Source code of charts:
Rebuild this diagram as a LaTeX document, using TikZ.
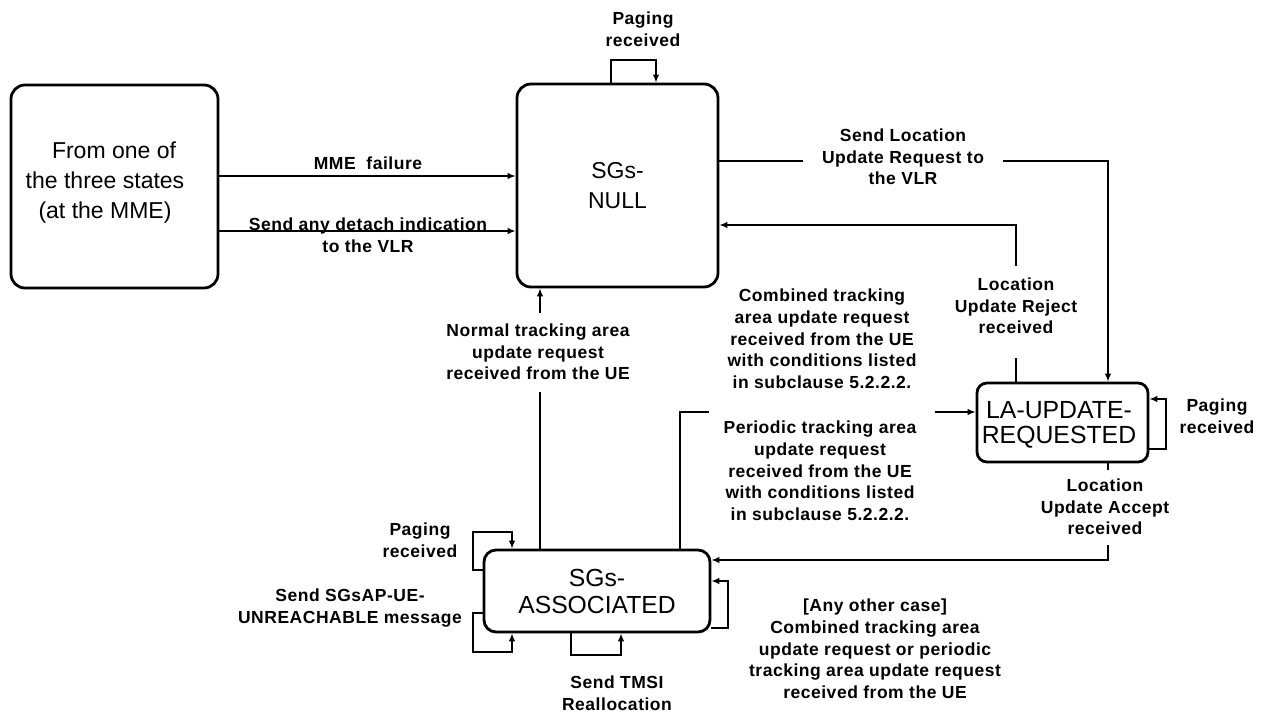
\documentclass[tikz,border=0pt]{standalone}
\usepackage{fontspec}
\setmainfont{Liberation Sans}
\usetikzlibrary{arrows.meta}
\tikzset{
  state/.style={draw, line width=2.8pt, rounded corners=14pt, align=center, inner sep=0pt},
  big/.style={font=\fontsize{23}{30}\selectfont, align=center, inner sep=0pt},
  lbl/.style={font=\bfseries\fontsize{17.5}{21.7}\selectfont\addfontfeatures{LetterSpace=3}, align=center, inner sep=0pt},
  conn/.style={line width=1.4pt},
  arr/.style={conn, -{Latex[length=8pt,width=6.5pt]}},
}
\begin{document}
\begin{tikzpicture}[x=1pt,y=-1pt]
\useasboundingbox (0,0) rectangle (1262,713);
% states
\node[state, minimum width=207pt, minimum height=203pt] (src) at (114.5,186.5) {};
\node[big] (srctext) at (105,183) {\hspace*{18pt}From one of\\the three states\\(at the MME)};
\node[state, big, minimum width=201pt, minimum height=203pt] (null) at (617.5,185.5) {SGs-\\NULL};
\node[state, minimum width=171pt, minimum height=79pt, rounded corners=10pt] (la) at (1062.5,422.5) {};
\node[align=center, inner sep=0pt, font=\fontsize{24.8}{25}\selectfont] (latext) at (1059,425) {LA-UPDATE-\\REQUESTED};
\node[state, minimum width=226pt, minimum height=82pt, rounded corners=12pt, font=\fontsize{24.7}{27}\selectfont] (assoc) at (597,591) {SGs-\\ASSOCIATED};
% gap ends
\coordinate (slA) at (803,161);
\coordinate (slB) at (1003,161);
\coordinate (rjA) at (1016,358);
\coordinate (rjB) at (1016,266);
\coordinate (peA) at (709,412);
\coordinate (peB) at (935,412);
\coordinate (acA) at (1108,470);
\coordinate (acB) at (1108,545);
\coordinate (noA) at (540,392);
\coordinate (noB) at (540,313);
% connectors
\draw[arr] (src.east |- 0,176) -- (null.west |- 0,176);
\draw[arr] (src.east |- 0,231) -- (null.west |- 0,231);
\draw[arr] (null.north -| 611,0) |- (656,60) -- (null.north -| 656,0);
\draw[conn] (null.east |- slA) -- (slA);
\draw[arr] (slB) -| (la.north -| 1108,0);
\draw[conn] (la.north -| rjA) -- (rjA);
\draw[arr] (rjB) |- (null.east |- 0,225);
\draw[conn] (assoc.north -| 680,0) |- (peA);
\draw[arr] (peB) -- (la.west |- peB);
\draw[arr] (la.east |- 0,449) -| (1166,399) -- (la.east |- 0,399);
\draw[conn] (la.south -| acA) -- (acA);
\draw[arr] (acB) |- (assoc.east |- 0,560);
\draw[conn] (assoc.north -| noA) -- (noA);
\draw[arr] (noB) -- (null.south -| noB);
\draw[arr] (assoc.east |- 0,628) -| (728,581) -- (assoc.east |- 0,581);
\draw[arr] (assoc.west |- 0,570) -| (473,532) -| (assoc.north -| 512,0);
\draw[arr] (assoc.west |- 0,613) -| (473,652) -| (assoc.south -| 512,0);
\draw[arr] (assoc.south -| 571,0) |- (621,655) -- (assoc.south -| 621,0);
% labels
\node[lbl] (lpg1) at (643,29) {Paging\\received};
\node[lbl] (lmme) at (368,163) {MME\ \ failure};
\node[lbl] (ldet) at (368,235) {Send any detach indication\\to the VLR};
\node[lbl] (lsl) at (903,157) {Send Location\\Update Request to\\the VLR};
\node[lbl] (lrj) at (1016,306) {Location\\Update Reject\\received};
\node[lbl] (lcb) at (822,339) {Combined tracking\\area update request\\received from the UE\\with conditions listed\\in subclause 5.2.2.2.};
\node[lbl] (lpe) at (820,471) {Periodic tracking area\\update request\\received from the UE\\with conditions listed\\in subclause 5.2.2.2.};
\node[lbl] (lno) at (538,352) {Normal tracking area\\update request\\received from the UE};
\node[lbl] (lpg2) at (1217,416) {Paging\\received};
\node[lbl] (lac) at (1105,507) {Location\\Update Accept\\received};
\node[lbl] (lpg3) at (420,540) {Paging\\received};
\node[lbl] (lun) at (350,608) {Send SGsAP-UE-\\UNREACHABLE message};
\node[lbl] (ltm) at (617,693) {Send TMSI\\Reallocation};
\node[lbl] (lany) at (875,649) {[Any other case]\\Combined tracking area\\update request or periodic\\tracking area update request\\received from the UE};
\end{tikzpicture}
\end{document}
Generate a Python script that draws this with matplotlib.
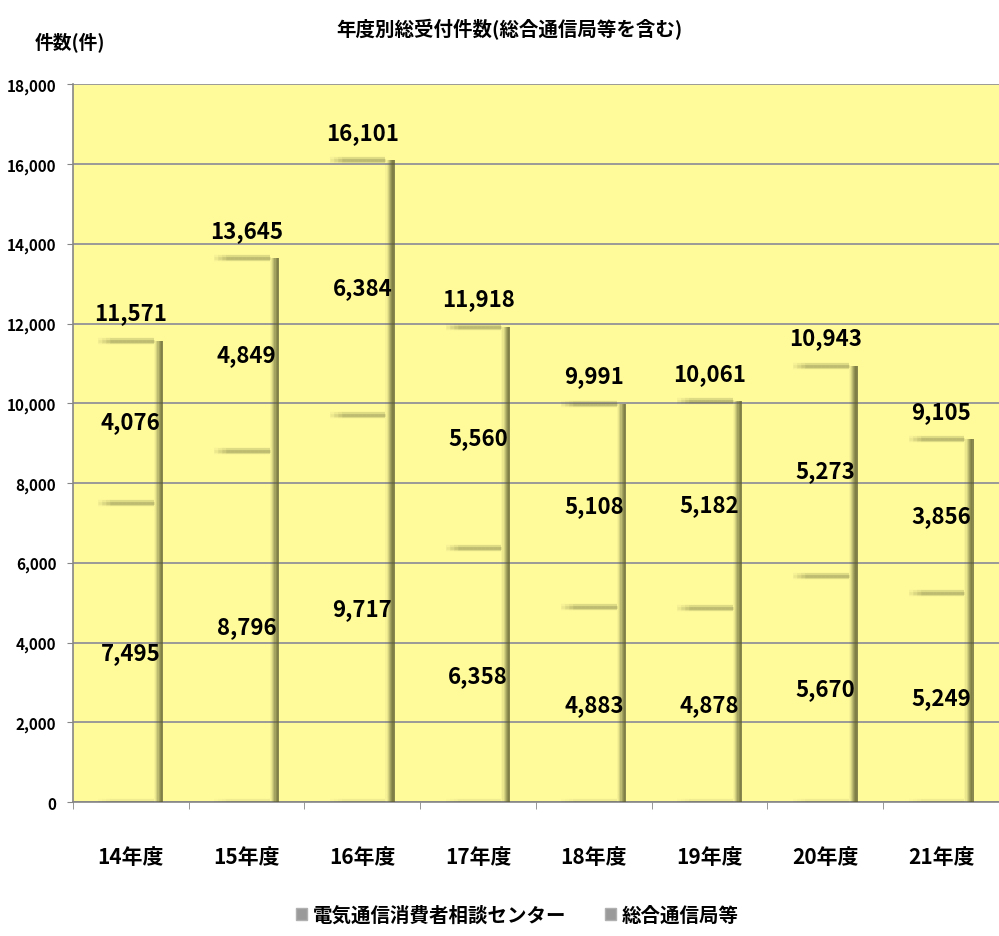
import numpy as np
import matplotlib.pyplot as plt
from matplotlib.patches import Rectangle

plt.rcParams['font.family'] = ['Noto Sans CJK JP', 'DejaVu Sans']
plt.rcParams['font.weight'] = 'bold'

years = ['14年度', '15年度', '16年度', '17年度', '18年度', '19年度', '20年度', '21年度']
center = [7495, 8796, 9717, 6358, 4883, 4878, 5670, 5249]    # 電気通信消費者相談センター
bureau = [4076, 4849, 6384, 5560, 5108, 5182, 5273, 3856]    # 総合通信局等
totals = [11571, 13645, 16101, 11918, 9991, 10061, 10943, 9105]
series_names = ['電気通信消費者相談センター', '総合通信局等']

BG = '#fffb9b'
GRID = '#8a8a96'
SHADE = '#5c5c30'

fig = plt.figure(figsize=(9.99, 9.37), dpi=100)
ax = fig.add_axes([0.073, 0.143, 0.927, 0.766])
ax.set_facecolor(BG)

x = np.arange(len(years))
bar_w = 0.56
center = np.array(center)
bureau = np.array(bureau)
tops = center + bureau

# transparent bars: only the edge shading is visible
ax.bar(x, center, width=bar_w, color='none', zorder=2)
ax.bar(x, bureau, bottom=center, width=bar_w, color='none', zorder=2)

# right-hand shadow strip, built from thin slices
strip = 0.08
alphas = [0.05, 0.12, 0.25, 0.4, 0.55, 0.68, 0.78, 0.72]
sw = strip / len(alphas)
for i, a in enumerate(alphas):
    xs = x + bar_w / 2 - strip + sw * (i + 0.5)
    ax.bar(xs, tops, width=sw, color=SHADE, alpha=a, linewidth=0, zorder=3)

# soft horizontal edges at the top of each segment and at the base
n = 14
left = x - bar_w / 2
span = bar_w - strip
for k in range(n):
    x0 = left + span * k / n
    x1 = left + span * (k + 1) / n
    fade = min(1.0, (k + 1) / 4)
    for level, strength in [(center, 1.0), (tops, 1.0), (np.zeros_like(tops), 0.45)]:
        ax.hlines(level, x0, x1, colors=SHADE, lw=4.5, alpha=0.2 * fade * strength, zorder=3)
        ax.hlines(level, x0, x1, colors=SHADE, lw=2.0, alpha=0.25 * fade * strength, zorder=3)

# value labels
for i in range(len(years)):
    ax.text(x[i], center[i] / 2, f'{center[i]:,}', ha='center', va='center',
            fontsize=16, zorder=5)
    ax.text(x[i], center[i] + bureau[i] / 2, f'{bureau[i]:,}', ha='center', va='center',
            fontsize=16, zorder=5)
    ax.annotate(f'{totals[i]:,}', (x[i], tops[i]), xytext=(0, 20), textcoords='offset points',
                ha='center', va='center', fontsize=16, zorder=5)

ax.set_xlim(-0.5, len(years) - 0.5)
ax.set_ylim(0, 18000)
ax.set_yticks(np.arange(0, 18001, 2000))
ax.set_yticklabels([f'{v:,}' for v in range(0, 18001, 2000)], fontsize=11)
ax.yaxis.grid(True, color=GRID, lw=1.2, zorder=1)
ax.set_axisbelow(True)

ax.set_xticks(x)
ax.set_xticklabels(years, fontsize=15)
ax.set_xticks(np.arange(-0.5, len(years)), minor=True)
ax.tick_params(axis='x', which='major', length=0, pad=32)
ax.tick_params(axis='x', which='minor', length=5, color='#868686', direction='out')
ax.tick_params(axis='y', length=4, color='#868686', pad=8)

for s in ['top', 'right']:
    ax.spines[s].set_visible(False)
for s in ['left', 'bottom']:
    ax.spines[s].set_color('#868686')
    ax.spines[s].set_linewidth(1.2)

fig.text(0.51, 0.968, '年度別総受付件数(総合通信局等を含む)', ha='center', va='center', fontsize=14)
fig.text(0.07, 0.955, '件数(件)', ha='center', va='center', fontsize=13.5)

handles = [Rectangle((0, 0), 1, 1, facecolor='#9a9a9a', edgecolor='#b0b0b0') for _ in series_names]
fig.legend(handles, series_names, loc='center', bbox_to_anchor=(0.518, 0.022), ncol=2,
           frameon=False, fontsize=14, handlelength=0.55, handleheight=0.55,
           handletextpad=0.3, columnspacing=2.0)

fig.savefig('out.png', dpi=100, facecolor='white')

**TASK PROMPT**
Write out the lines beginning with the one that contains "Generate a Python" and ending with the one that contains "series_names = ['電気通信消費者相談センター', '総合通信局等']", exactly as given. Leave pictures out.

**RESULT OF THIS EXERCISE**
Generate a Python script that draws this with matplotlib.
import numpy as np
import matplotlib.pyplot as plt
from matplotlib.patches import Rectangle

plt.rcParams['font.family'] = ['Noto Sans CJK JP', 'DejaVu Sans']
plt.rcParams['font.weight'] = 'bold'

years = ['14年度', '15年度', '16年度', '17年度', '18年度', '19年度', '20年度', '21年度']
center = [7495, 8796, 9717, 6358, 4883, 4878, 5670, 5249]    # 電気通信消費者相談センター
bureau = [4076, 4849, 6384, 5560, 5108, 5182, 5273, 3856]    # 総合通信局等
totals = [11571, 13645, 16101, 11918, 9991, 10061, 10943, 9105]
series_names = ['電気通信消費者相談センター', '総合通信局等']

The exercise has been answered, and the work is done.